Six Faculty Awarded Hellman Fellowships
Six assistant professors in the College of Letters and Science have been named to UC Davis’ newest class of Hellman Fellows. The Hellman Fellows Fund provides grants to more than 100 junior faculty members annually at all 10 UCs and four private institutions. The fellowships of up to $50,000 are intended to give early-career faculty extra support for their research.
Randy Haas
The Andes Mountains are one the world’s most challenging environments for biological and cultural adaptation. Little is known about when and how the first human populations solved those adaptive challenges.

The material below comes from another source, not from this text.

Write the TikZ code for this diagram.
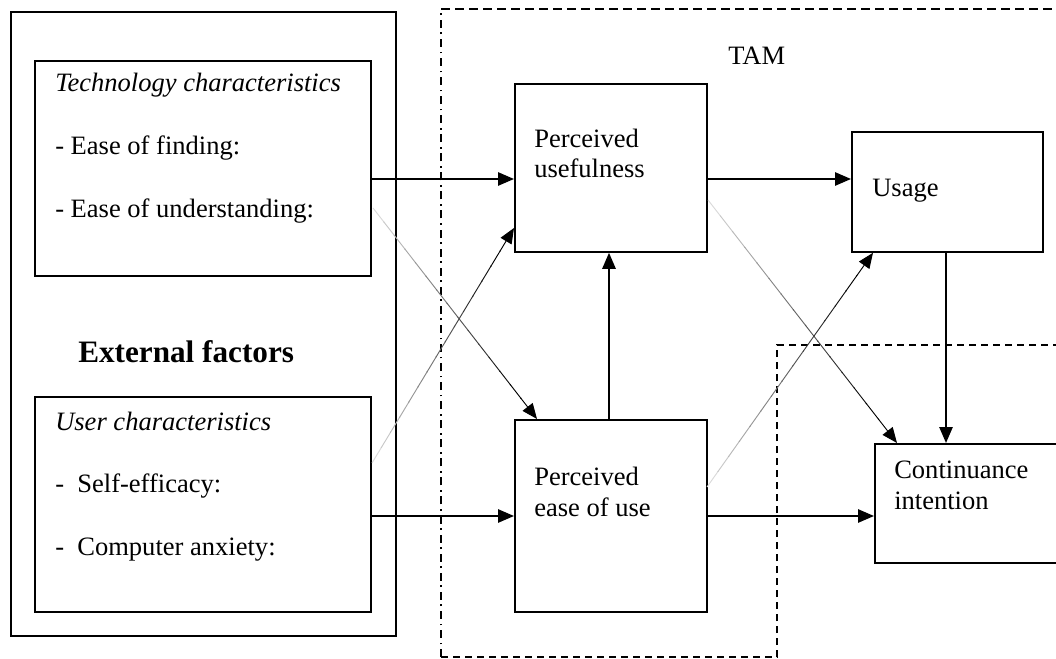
\documentclass[tikz,border=0pt]{standalone}
\usepackage{fontspec}
\setmainfont{Liberation Serif}
\usetikzlibrary{arrows.meta,calc}
\newcommand\fadearrow[2]{%
  \foreach \i in {0,...,13}{%
    \pgfmathsetmacro\ta{0.9*\i/14}%
    \pgfmathsetmacro\tb{0.9*(\i+1)/14+0.004}%
    \pgfmathsetmacro\cc{15+85*\i/13}%
    \draw[faint,draw=black!\cc] ($(#1)!\ta!(#2)$) -- ($(#1)!\tb!(#2)$);}%
  \draw[faint,-{Triangle[length=11.5pt,width=9.5pt]}] ($(#1)!0.9!(#2)$) -- (#2);}
\begin{document}
\begin{tikzpicture}[x=0.75pt,y=-0.75pt,
  box/.style={draw,line width=1.35pt,inner sep=0pt,anchor=north west},
  lbl/.style={anchor=base west,inner sep=0pt,font=\fontsize{19.9}{23}\selectfont},
  arr/.style={line width=1.3pt,-{Triangle[length=12pt,width=10pt]}},
  faint/.style={line width=0.7pt},
  dashdot/.style={line width=1.3pt,dash pattern=on 6pt off 3.5pt on 1.3pt off 3.5pt},
  tamdash/.style={line width=1.3pt,dash pattern=on 6.5pt off 4pt},
  contdash/.style={line width=1.1pt,dash pattern=on 5pt off 4pt}]
\useasboundingbox (0,0) rectangle (1056,659);
\clip (0,0) rectangle (1056,659);

% external factors
\node[box,minimum width=288.75pt,minimum height=468pt] (outer) at (10,11) {};
\node[box,minimum width=252pt,minimum height=161.25pt] (tech) at (34,60) {};
\node[box,minimum width=252pt,minimum height=161.25pt] (user) at (34,396) {};
\node[lbl] (t1) at (55,92) {\itshape Technology characteristics};
\node[lbl] (t2) at (55,155) {- Ease of finding:};
\node[lbl] (t3) at (55,218) {- Ease of understanding:};
\node[lbl,font=\fontsize{23.4}{27}\selectfont\bfseries] (ext) at (78,362) {External factors};
\node[lbl] (u1) at (55,430) {\itshape User characteristics};
\node[lbl] (u2) at (55,492) {-\ \ Self-efficacy:};
\node[lbl] (u3) at (55,555) {-\ \ Computer anxiety:};

% TAM region
\draw[dashdot] (441,657) -- (441,9);
\draw[tamdash] (441,9) -- (1060,9);
\draw[contdash] (441,657) -- (777,657) -- (777,345) -- (1060,345);
\node[lbl] (tam) at (728,65) {TAM};

% TAM boxes
\node[box,minimum width=144pt,minimum height=126pt] (pu) at (514,83) {};
\node[box,minimum width=144pt,minimum height=144pt] (peou) at (514,419) {};
\node[box,minimum width=143.25pt,minimum height=90pt] (usage) at (851,131) {};
\node[box,minimum width=150pt,minimum height=89.25pt] (cont) at (874,443) {};
\node[lbl] (pu1) at (534,148) {Perceived};
\node[lbl] (pu2) at (534,178) {usefulness};
\node[lbl] (pe1) at (534,485) {Perceived};
\node[lbl] (pe2) at (534,516) {ease of use};
\node[lbl] (us1) at (872,197) {Usage};
\node[lbl] (ci1) at (894,478) {Continuance};
\node[lbl] (ci2) at (894,509) {intention};

% solid arrows
\draw[arr] (tech.east |- 0,179) -- (pu.west |- 0,179);
\draw[arr] (user.east |- 0,516) -- (peou.west |- 0,516);
\draw[arr] (pu.east |- 0,179) -- (usage.west |- 0,179);
\draw[arr] (peou.east |- 0,516) -- (cont.west |- 0,516);
\draw[arr] (peou.north -| 609,0) -- (pu.south -| 609,0);
\draw[arr] (usage.south -| 946,0) -- (cont.north -| 946,0);

% faint arrows
\coordinate (f1s) at (373,208); \coordinate (f1e) at (peou.north west -| 537,0);
\coordinate (f2s) at (372,463); \coordinate (f2e) at (pu.west |- 0,228);
\coordinate (f3s) at (708,200); \coordinate (f3e) at (cont.north west -| 897,0);
\coordinate (f4s) at (707,487); \coordinate (f4e) at (usage.south west -| 873,0);
\fadearrow{f1s}{f1e}
\fadearrow{f2s}{f2e}
\fadearrow{f3s}{f3e}
\fadearrow{f4s}{f4e}
\end{tikzpicture}
\end{document}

Haas will analyze human DNA from archaeological investigations to evaluate migration histories, high-altitude genetic adaptations and early disease ecosystems.
Ryan Hubert
Hubert will build a comprehensive, representative and publicly accessible database of civil cases in the U.S. federal district courts, and use it to conduct empirical projects on two broad substantive questions. First, do more powerful litigants get ahead in the federal courts? Second, are judges in the federal courts making decisions consistently, or do litigants face the prospect of “jackpot justice”?
Emily Merchant
Merchant's research on the history of social science genomics will document intellectual and institutional links to older eugenic projects and examine why those links are not readily apparent to today’s genomic social scientists. The resulting publications will bring the history of eugenics into the 21st century, explore how eugenic thought has adapted to advances in molecular biology and assisted reproductive technology, and interrogate the relationship between eugenics and the social sciences.
Lauren Peritz
Peritz will investigate whether and why U.S. trade and immigration policy has shifted in a backlash against economic globalization. These policies ignite controversy over the alleged loss of jobs to foreigners, at home and abroad. Do labor market concerns explain why members of Congress advocate trade protection or immigration restrictions? Do political parties reinforce their platforms, economics aside? The project will provide answers through a large-scale analysis of policy positions in all congressional trade and immigration bills since 1987.
Laura Starkston
Starkston will undertake mathematical research in a rapidly growing field: symplectic geometry. Her objects of study, Weinstein manifolds, have connections to string theory, algebraic geometry and low-dimensional topology. The fellowship will also support travel for a trimester program at the lnstitut Henri Poincaré.
Colin Webster
Webster's book project, Nature in Classical Antiquity, re-evaluates how tools and technologies impacted Greco-Roman science from the sixth century BCE to the second century CE. The book will illustrate how technologies transformed ancient scientific assumptions in the fields of medicine, biology, optics, meteorology and astronomy.